Stock photography is one commonly used solution for creators and advertisers looking for images to help attract traffic or views. The stock photography market was valued at $3.3 billion in 2020. Free stock image sites host millions of photos — for example, Unsplash hosted 3 million photos as of October 2023. Meanwhile, Shutterstock, one of the largest paid stock photography sites, hosted over 1 billion images as of October 2023. With the average cost of a stock photo reaching $1.11 as of April 2023 and the risk of the same photos being overused, generative AI for commercial use becomes increasingly attractive.
Not everyone can take breathtaking photos or draw photorealistic art, but anyone can type an idea for an image that AI can then generate. In its early days, this ability quickly attracted the interest of social media users; for example, Hank Green’“cat” thread on Twitter attracted over 100K likes. Outside of social media, “AI art generator” received an average of 864K searches per month globally from August 2022 to August 2023, while “stock photo” only achieved an average of 94K searches per month globally in the same period. Generative image AI is already being used to quickly produce concept art, make movie trailers, and even win art competitions.

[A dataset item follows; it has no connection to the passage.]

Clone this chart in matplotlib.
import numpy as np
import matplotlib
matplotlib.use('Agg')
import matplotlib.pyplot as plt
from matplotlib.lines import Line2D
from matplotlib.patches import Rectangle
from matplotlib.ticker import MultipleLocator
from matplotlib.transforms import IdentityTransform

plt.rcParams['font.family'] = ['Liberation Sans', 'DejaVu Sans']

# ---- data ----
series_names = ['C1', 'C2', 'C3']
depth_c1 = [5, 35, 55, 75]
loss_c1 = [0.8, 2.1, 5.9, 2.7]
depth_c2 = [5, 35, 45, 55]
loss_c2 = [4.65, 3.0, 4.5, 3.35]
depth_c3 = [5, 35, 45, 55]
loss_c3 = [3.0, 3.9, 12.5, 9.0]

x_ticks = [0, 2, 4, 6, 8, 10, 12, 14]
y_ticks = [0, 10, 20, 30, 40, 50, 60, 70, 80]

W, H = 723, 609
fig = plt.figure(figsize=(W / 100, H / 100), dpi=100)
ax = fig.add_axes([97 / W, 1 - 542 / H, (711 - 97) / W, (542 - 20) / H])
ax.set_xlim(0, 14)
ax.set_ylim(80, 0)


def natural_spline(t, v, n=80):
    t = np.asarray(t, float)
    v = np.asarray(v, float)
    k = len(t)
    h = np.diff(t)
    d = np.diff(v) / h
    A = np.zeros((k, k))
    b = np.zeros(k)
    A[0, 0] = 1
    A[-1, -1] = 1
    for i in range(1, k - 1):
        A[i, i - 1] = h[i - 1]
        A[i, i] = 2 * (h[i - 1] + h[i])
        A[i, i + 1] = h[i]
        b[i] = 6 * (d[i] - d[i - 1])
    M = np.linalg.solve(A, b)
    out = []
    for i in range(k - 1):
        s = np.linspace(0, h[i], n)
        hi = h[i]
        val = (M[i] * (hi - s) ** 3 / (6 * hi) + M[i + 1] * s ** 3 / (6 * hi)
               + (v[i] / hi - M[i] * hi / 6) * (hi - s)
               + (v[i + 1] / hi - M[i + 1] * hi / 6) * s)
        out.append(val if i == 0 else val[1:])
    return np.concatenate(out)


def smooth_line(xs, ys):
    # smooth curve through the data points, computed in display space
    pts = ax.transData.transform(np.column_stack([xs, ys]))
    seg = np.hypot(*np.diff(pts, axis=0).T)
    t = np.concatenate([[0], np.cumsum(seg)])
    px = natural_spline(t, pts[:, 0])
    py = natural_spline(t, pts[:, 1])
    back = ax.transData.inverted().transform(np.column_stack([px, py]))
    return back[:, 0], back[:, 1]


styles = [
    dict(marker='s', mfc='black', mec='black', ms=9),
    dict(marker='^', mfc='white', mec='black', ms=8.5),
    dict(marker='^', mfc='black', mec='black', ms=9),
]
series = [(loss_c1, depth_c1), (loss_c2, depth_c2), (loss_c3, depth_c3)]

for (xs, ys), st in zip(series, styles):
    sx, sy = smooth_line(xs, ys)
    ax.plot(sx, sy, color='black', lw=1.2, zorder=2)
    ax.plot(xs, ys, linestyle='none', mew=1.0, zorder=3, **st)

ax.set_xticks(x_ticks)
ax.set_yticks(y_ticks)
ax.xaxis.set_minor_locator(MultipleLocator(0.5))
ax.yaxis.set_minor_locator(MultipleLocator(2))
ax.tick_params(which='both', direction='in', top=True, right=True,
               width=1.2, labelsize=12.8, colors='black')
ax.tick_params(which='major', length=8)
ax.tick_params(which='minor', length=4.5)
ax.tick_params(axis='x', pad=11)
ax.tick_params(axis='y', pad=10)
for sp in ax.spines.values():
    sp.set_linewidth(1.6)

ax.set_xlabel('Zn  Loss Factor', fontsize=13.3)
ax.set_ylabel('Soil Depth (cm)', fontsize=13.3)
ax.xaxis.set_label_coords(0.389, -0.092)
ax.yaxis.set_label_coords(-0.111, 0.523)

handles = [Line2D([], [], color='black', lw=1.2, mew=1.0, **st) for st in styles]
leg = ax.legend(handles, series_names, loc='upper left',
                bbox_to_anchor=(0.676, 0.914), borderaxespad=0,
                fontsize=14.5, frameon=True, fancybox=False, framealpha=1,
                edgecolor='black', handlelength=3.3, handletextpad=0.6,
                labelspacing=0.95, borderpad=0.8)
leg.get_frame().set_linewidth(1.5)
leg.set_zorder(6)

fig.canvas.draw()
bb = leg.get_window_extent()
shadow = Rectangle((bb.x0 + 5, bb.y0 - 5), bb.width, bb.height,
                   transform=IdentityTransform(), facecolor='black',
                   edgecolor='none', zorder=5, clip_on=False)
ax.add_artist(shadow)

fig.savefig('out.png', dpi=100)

Midjourney describes itself as an “independent research lab” known for producing a generative AI program that creates images based on text prompts. As the demand for online imagery continues to increase, Midjourney could offer a cheaper and more customized alternative to stock photography and reduce time spent on the brainstorming phase for contractors, game designers, and other artists alike. As of October 2023, Midjourney is a self-funded team with 11 full-time employees and is an open beta which it entered into in July 2022.
Midjourney was founded in 2022 by David Holz (CEO). Prior to founding Midjourney, Holz described himself as having been a serial entrepreneur since high school, when he ran a design business while still a student. He studied physics and math in college and before going on to pursue a PhD in applied math while working simultaneously at NASA and the Max Planck Institute from 2009 through 2011.
Holz eventually became overwhelmed and took a leave of absence from his Ph.D. program to move to San Francisco and start his first startup, Leap Motion, around 2011. The company’s hardware was utilized by over 300K developers during its twelve years of operating under Holz’s leadership. In May 2019, the company was acquired by Ultrahaptics, now Ultraleap, for roughly $30 million or 10% of Leap Motion’s $306 million peak valuation in 2013.
In August 2021, Holz left Leap Motion to start Midjourney, seeking a change from large venture-backed companies. After recruiting a team of ten engineers, the independent lab launched its first private demo in September 2021. As Holz watched the first users test Midjourney, he began to realize the tool’s potential, wondering:
“What does it mean when computers are better at visual imagination than 99 percent of humans?”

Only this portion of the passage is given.